Anyway, it's pretty entertaining. I was not disappointed that this was the first video game I was able to play in 18 months! That's right, it's been a year and a half. I've never exactly been an avid gamer–the Nintendo Entertainment System in all its 8-bit glory was the height of the console wars, as far as I'm concerned—but I have usually made time for a couple of games a year. I like to keep my toes in as many cultural waters as possible, given my standing as one of the nation's most foremost critics. But, alas, video games eat up an unnatural amount of time, so they have been shunted to the wayside. And, honestly, they feel, well, somewhat dirty. Whenever I would tell the missus that I was headed downstairs to play "Resident Evil VII: Biohazard" it felt as if I was sneaking away to watch Skinemax or some other self-indulgent, worthless endeavor. I can morally and aesthetically justify checking out of family time to read Nabokov's Lectures on Russian Literature, but pretending to be a guy killing zombies for an hour seems quite callow.

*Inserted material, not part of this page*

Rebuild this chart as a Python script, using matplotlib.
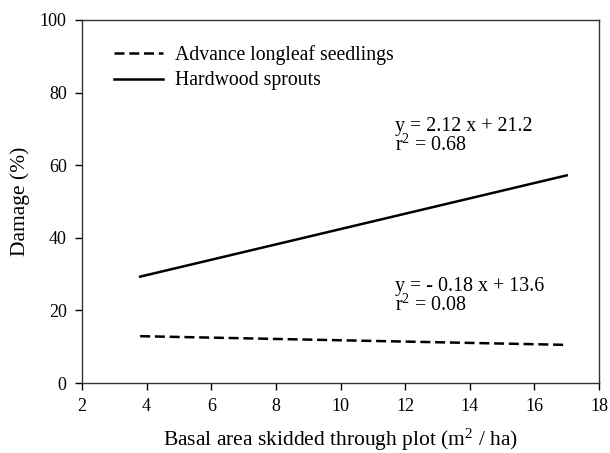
import matplotlib
matplotlib.use("Agg")
import matplotlib.pyplot as plt

plt.rcParams['font.family'] = ['Liberation Serif', 'DejaVu Serif']
plt.rcParams['mathtext.fontset'] = 'custom'
plt.rcParams['mathtext.rm'] = 'Liberation Serif'
plt.rcParams['mathtext.it'] = 'Liberation Serif:italic'

# Data (regression line endpoints)
x_vals = [3.8, 17.0]
longleaf = [12.9, 10.5]
hardwood = [29.3, 57.2]
series_labels = ["Advance longleaf seedlings", "Hardwood sprouts"]
eq_hardwood = ["y = 2.12 x + 21.2", "r$^2$ = 0.68"]
eq_longleaf = ["y = - 0.18 x + 13.6", "r$^2$ = 0.08"]
x_ticks = [2, 4, 6, 8, 10, 12, 14, 16, 18]
y_ticks = [0, 20, 40, 60, 80, 100]

fig = plt.figure(figsize=(6.1, 4.53), dpi=100)
ax = fig.add_axes([82/610, 1-383/453, 517/610, 363/453])

lw = 1.8
ax.plot(x_vals, longleaf, color='black', lw=lw, dashes=(4.0, 1.9), label=series_labels[0])
ax.plot(x_vals, hardwood, color='black', lw=lw, label=series_labels[1])

ax.set_xlim(2, 18)
ax.set_ylim(0, 100)
ax.set_xticks(x_ticks)
ax.set_yticks(y_ticks)
ax.tick_params(direction='out', length=5, width=1, labelsize=13, top=False, right=False, pad=6)
for s in ax.spines.values():
    s.set_linewidth(1.0)
    s.set_color('#333333')

ax.set_xlabel("Basal area skidded through plot (m$^{2}$ / ha)", fontsize=15.5)
ax.set_ylabel("Damage (%)", fontsize=15.5)
ax.xaxis.set_label_coords(0.5, -0.12)
ax.yaxis.set_label_coords(-0.10, 0.5)

leg = ax.legend(loc='upper left', bbox_to_anchor=(0.062, 0.932), frameon=False,
                fontsize=14.2, handlelength=2.5, handletextpad=0.6, labelspacing=0.35,
                borderpad=0, borderaxespad=0)

fs = 14.4
ax.text(11.69, 70.6, eq_hardwood[0], fontsize=fs, va='center', ha='left')
ax.text(11.69, 65.6, eq_hardwood[1], fontsize=fs, va='center', ha='left')
ax.text(11.69, 26.5, eq_longleaf[0], fontsize=fs, va='center', ha='left')
ax.text(11.69, 21.5, eq_longleaf[1], fontsize=fs, va='center', ha='left')

fig.savefig("out.png", dpi=100)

In large part this is because, frankly, I'm not that good at video games? I know there are some who think that it's far more pathetic to pour hundreds, thousands of hours into video games yearly—but, I'll be honest, I kind of respect that dedication, that effort to make oneself good, better, the best at something. As a casual gamer—as the sort who gets seasick for the first few hours of a first person shooter after a long layoff, the sort who takes 15 hours to finish a 10 hour game, the sort who frequently relies on internet-based walkthroughs to get past very basic challenges—I'm not really excelling at anything. I'm just stumbling along, a n00b like any other.

Nobody likes a n00b. More to the point: nobody likes feeling like a n00b. No one likes the self-awareness that comes along with being a n00b. We all want to believe we're great at whatever it is we're doing. Or, at the very least, we want to believe we're competent. The curse of the casual gamer is to know, with very real certainty, that you are bad at the thing you're doing. That you aren't excelling, that any 15-year-old punk with a PS4 and the interest to play the game you're playing would, almost instantly, be better than you.

This is the shame I live with. I pray it's a pain you never have to feel.